Dans son programme électoral figure une couverture santé universelle financée par le gouvernement fédéral (une idée longtemps considérée comme un repoussoir par les Américains qui refusent  de voir leur santé gérée par Washington). Il a promis de rendre les études universitaires gratuites, pour tous (elles coûtent de plus en plus cher aux Etats-Unis et une véritable petite fortune  dans les universités privées les plus prestigieuses) et de porter le salaire minimum à 15 dollars de l’heure, contre 7 en moyenne aujourd’hui. Pour payer tout cela il aussi promis d’augmenter les impôts, mais seulement sur les fameux « 1% » les plus riches.
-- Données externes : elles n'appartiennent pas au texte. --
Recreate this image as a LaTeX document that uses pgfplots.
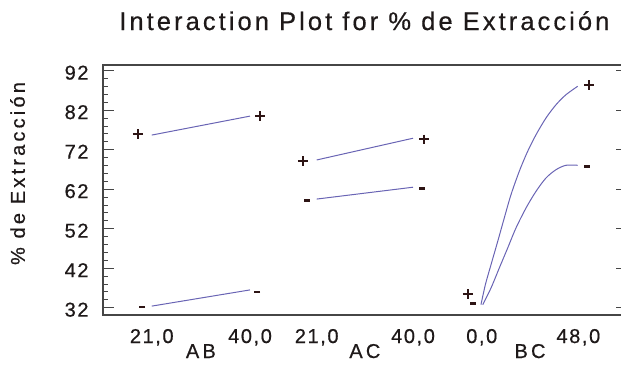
\documentclass[border=0pt]{standalone}
\usepackage{fontspec}
\setmainfont{Liberation Sans}
\newfontfamily\spfont[LetterSpace=8,FakeBold=0.6]{Liberation Sans}
\newfontfamily\titlefont[LetterSpace=12,FakeBold=0.5]{Liberation Sans}
\newfontfamily\labfont[LetterSpace=16,FakeBold=0.6]{Liberation Sans}
\usepackage{pgfplots}
\pgfplotsset{compat=1.18}
\definecolor{curve}{RGB}{105,100,180}
\definecolor{framec}{RGB}{70,70,70}
\definecolor{mk}{RGB}{45,20,20}
\definecolor{txt}{RGB}{30,25,25}
\begin{document}
\begin{tikzpicture}
\path[use as bounding box] (0,0) rectangle (621bp,366bp);
\begin{axis}[
  at={(102.7bp,51bp)}, anchor=south west,
  scale only axis, width=519.3bp, height=250bp,
  xmin=-0.503, xmax=4.8236, ymin=30.15, ymax=93.44,
  clip=false,
  axis line style={framec, line width=1.6bp},
  ytick={32,42,...,92}, minor y tick num=4,
  ytick pos=left,
  major tick length=11bp, minor tick length=5bp,
  every tick/.style={framec, line width=0.9bp},
  /pgf/number format/assume math mode=true,
  yticklabel style={font=\spfont\fontsize{20bp}{24bp}\selectfont, text=txt, anchor=east, inner sep=0pt, xshift=-14bp, yshift=-2bp},
  xtick={0,1.008,1.692,2.680,3.385,4.376},
  xticklabels={{21,0},{40,0},{21,0},{40,0},{0,0},{48,0}},
  xtick style={draw=none},
  xticklabel style={font=\spfont\fontsize{20bp}{24bp}\selectfont, text=txt, anchor=base, inner sep=0pt, yshift=-28bp},
  title={Interaction Plot for \% de Extracción},
  title style={font=\titlefont\fontsize{25.5bp}{30bp}\selectfont, text=txt, anchor=base, inner sep=0pt, at={(0.5,1)}, yshift=29bp, xshift=2bp},
  ylabel={\% de Extracción},
  ylabel style={font=\labfont\fontsize{20bp}{24bp}\selectfont, text=txt, at={(axis description cs:-0.164,0.566)}, anchor=center, inner sep=0pt},
]
% AB
\addplot[curve, line width=1bp] coordinates {(0,75.7) (1.008,80.5)};
\addplot[curve, line width=1bp] coordinates {(0,32.4) (1.008,36.5)};
% AC
\addplot[curve, line width=1bp] coordinates {(1.692,69.4) (2.680,74.9)};
\addplot[curve, line width=1bp] coordinates {(1.692,59.5) (2.680,62.5)};
% BC
\addplot[curve, line width=1bp, smooth] coordinates {
 (3.377,32.76) (3.422,37.82) (3.480,42.89) (3.549,48.81) (3.616,54.71)
 (3.685,60.61) (3.770,66.53) (3.856,71.59) (3.942,75.80) (4.044,80.03)
 (4.147,83.39) (4.249,85.92) (4.369,88.05)};
\addplot[curve, line width=1bp, smooth] coordinates {
 (3.395,32.76) (3.480,36.99) (3.565,42.05) (3.651,47.11) (3.736,52.18)
 (3.839,57.24) (3.942,61.47) (4.044,64.84) (4.147,66.94) (4.249,68.05) (4.369,68.05)};
% plus markers
\addplot[only marks, mark=+, mark size=4.8bp, mk, line width=2bp] coordinates {
 (-0.144,75.9) (1.111,80.5) (1.549,69.1) (2.793,74.6) (3.241,35.5) (4.488,88.4)};
% minus markers
\addplot[only marks, mark=-, mark size=3bp, mk, line width=2.4bp] coordinates {
 (-0.099,32.1) (1.080,35.9) (1.590,59.1) (2.772,62.2) (3.292,33.1) (4.462,67.7)};
\node[font=\labfont\fontsize{20bp}{24bp}\selectfont, text=txt, anchor=base, inner sep=0pt] at (axis cs:0.504,30.15) [yshift=-43bp] {AB};
\node[font=\labfont\fontsize{20bp}{24bp}\selectfont, text=txt, anchor=base, inner sep=0pt] at (axis cs:2.186,30.15) [yshift=-43bp] {AC};
\node[font=\labfont\fontsize{20bp}{24bp}\selectfont, text=txt, anchor=base, inner sep=0pt] at (axis cs:3.880,30.15) [yshift=-43bp] {BC};
\end{axis}
\begin{axis}[
  at={(102.7bp,51bp)}, anchor=south west,
  scale only axis, width=519.3bp, height=250bp,
  xmin=-0.503, xmax=4.8236, ymin=30.15, ymax=93.44,
  hide x axis, axis y line*=right,
  ytick={32,42,...,92}, yticklabels={},
  major tick length=6bp,
  y axis line style={draw=none},
  every tick/.style={framec, line width=0.9bp},
]
\addplot[draw=none] coordinates {(0,50)};
\end{axis}
\end{tikzpicture}
\end{document}
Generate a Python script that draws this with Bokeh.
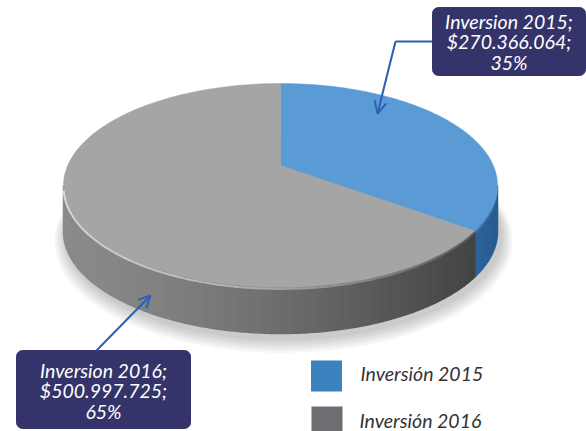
import numpy as np
from bokeh.plotting import figure
from bokeh.models import Range1d, Arrow, OpenHead
from bokeh.core.properties import value
from bokeh.embed import file_html
from bokeh.resources import INLINE

# ---------------- data ----------------
categories = ["Inversión 2015", "Inversión 2016"]
callout_names = ["Inversion 2015;", "Inversion 2016;"]
amounts = [270366064, 500997725]
amount_labels = ["$270.366.064;", "$500.997.725;"]
percent_labels = ["35%", "65%"]

# ---------------- style ----------------
top_colors = ["#5b9bd5", "#a5a5a5"]
side_base = [(84, 190, 298), (128, 128, 128)]
legend_colors = ["#3c82bf", "#6d6d72"]
box_color = "#34346a"
arrow_color = "#2f5fb3"
FONT = "Lato"

W, H = 586, 431
p = figure(width=W, height=H, x_range=Range1d(0, W), y_range=Range1d(H, 0),
           output_backend="svg", toolbar_location=None, min_border=0,
           x_axis_type=None, y_axis_type=None)
p.grid.visible = False
p.outline_line_color = None
p.background_fill_color = "white"

# pie geometry (screen pixels)
cx, cy, rx, ry = 280.0, 185.0, 217.0, 102.0
a = -0.196
c = np.sqrt(1 - a * a)
depth = 46.0


def proj(theta_deg):
    t = np.radians(theta_deg)
    u = np.cos(t)
    w = -np.sin(t)
    den = 1 + a * w
    X = c * u / den
    Y = (w + a) / den
    return cx + rx * X, cy + ry * Y


def disk_angle_from_screen(phi_deg):
    f = np.radians(phi_deg)
    X, Y = np.cos(f), np.sin(f)
    den = 1 - a * Y
    u = c * X / den
    w = (Y - a) / den
    return np.degrees(np.arctan2(-w, u))


fracs = np.array(amounts, dtype=float) / np.sum(amounts)
starts = 90 - 360 * np.concatenate([[0], np.cumsum(fracs)[:-1]])
ends = starts - 360 * fracs

# shadow
for k in range(6):
    p.ellipse(x=[283], y=[236 + k], width=[2 * (rx + 2 + 2 * k)], height=[2 * (ry + 2 + 1.5 * k)],
              fill_color="#000000", fill_alpha=0.035, line_color=None)

# side strips
bounds_phi = []
for th in list(starts):
    x0, y0 = proj(th)
    ph = np.degrees(np.arctan2((y0 - cy) / ry, (x0 - cx) / rx))
    if 0 < ph < 180:
        bounds_phi.append(ph)
breaks = sorted([0.0, 180.0] + bounds_phi)


def slice_of(theta):
    for i in range(len(fracs)):
        s, e = starts[i], ends[i]
        t = theta
        while t > s:
            t -= 360
        while t <= s - 360:
            t += 360
        if e <= t <= s:
            return i
    return len(fracs) - 1


sx, sy, scol = [], [], []
for b0, b1 in zip(breaks[:-1], breaks[1:]):
    n = max(2, int((b1 - b0) / 3))
    edges = np.linspace(b0, b1, n + 1)
    idx = slice_of(disk_angle_from_screen((b0 + b1) / 2))
    for e0, e1 in zip(edges[:-1], edges[1:]):
        ph = np.linspace(e0, e1, 5)
        xt = cx + rx * np.cos(np.radians(ph))
        yt = cy + ry * np.sin(np.radians(ph))
        X = np.cos(np.radians((e0 + e1) / 2))
        f = 1.08 - 0.6 * ((X + 1) / 2) ** 1.4
        r, g, bl = [int(min(255, v * f)) for v in side_base[idx]]
        sx.append(list(xt) + list(xt[::-1]))
        sy.append(list(yt) + list((yt + depth)[::-1]))
        scol.append("#%02x%02x%02x" % (r, g, bl))
p.patches(xs=sx, ys=sy, fill_color=scol, line_color=scol, line_width=1.5)

# top face slices
apex_x, apex_y = cx, cy + ry * a
txs, tys = [], []
for i in range(len(fracs)):
    th = np.linspace(starts[i], ends[i], 200)
    px, py = proj(th)
    txs.append([apex_x] + list(px))
    tys.append([apex_y] + list(py))
p.patches(xs=txs, ys=tys, fill_color=top_colors, line_color=top_colors, line_width=0.5)

# rim highlight
ph = np.linspace(2, 178, 90)
hx = cx + rx * np.cos(np.radians(ph))
hy = cy + ry * np.sin(np.radians(ph)) + 1.5
hxs = [[hx[i], hx[i + 1]] for i in range(len(ph) - 1)]
hys = [[hy[i], hy[i + 1]] for i in range(len(ph) - 1)]
halpha = [0.1 + 0.55 * (1 - np.cos(np.radians(ph[i]))) / 2 for i in range(len(ph) - 1)]
p.multi_line(xs=hxs, ys=hys, line_color="white", line_alpha=halpha, line_width=2)

# callouts
box_l = [432, 16]
box_r = [585, 190]
box_t = [7, 350]
box_b = [75, 428]
p.quad(left=box_l, right=box_r, top=box_t, bottom=box_b, fill_color=box_color,
       line_color=box_color, border_radius=6)
line_y = [[21, 41, 62], [370, 390, 411]]
for i in range(2):
    xc = (box_l[i] + box_r[i]) / 2
    p.text(x=[xc] * 3, y=line_y[i], text=[callout_names[i], amount_labels[i], percent_labels[i]],
           text_font=value(FONT), text_font_style="italic", text_font_size="19.5px",
           text_color="white", text_align="center", text_baseline="middle")

# leader lines
p.line(x=[432, 395], y=[41, 41], line_color=arrow_color, line_width=2)
p.add_layout(Arrow(end=OpenHead(size=12, line_color=arrow_color, line_width=2),
                   x_start=395, y_start=41, x_end=377, y_end=113,
                   line_color=arrow_color, line_width=2))
p.add_layout(Arrow(end=OpenHead(size=12, line_color=arrow_color, line_width=2),
                   x_start=96, y_start=350, x_end=150, y_end=295,
                   line_color=arrow_color, line_width=2))

# legend
leg_y = [375.5, 420]
p.rect(x=[326, 326.5], y=leg_y, width=31, height=[31, 28], fill_color=legend_colors, line_color=None)
p.text(x=[360, 359], y=[373, 420], text=categories, text_font=value(FONT), text_font_style="italic",
       text_font_size="19.5px", text_color="#333333", text_align="left", text_baseline="middle")

open("out.html", "w").write(file_html(p, INLINE))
Sanders est opposé à tous les accords de libre-échange auxquels adhèrent les Etats-Unis, mais considère que les entreprises privées demeurent le vrai moteur de l’économie tant qu’elles investissent dans des emplois « chez nous ».

Sur le plan social il soutient les minorités sexuelles, le mariage gay, et le droit à l’avortement. Il oppose la peine de mort, dénonce les brutalités policières à l’encontre des noirs et propose de légaliser la marijuana. Enfin Sanders considère que le réchauffement climatique est la principale menace à la sécurité des Etats-Unis, loin devant le terrorisme islamique.

En soi son programme n’est pas fondamentalement nouveau. Ce qui l’est est l’écho qu’il rencontre. La mondialisation, la grande récession et Barack Obama, sont passés par là pour lui préparer le terrain.

Au cours des vingt-cinq dernières années les Etats-Unis ont vécu une transformation économique d’une ampleur comparable aux bouleversements liés à la grande industrialisation  de la fin du XIXe siècle. Leur tissu industriel s’est réduit, victime de délocalisations massives, et le marché du travail s’est trouvé divisé entre des emplois non qualifiés et de service à rémunération basse ou limitée et des emplois très qualifiés à haute rémunération. Une petite partie de la classe moyenne s’est enrichie, mais la majorité des ménages a connu un déclassement progressif. Le crash immobilier de 2007-2008, et la crise financière qui a suivi ont ruiné les économies d’un grand nombre de foyers, notamment parmi les personnes en âge de prendre leur retraite, se retrouvant confrontés à  une vulnérabilité inattendue.  La confiance des Américains dans leurs banques et dans le système financier international et été mise à mal. Cette fois c’est une partie de la jeunesse, éprise d’équité et soucieuse de bâtir une économie plus « solidaire »qui s’est rebellé. Cela a donné le mouvement « Occupy Wall Street », dont Sanders est un des porte-voix.  En fin la volonté de Barack Obama de faire du gouvernement un outil au service de la redistribution des revenus, ont achevé une transformation de l’environnement idéologique du pays.  Une « socialisation » des institutions, impensable du temps de la Guerre froide est aujourd'hui envisageable pour une partie de l’électorat

Bernie Sanders est le bénéficiaire de cette transformation et le champion de cet électorat. Le courant qu’il représente n’est pas majoritaire. Ni au sein de la société, ni même au sein du parti démocrate. Mais un vent nouveau souffle clairement sur l’Amérique. Un vent qui suscite une radicalisation du discours, ce qui se manifeste aussi par la montée des candidats populistes du côté républicain.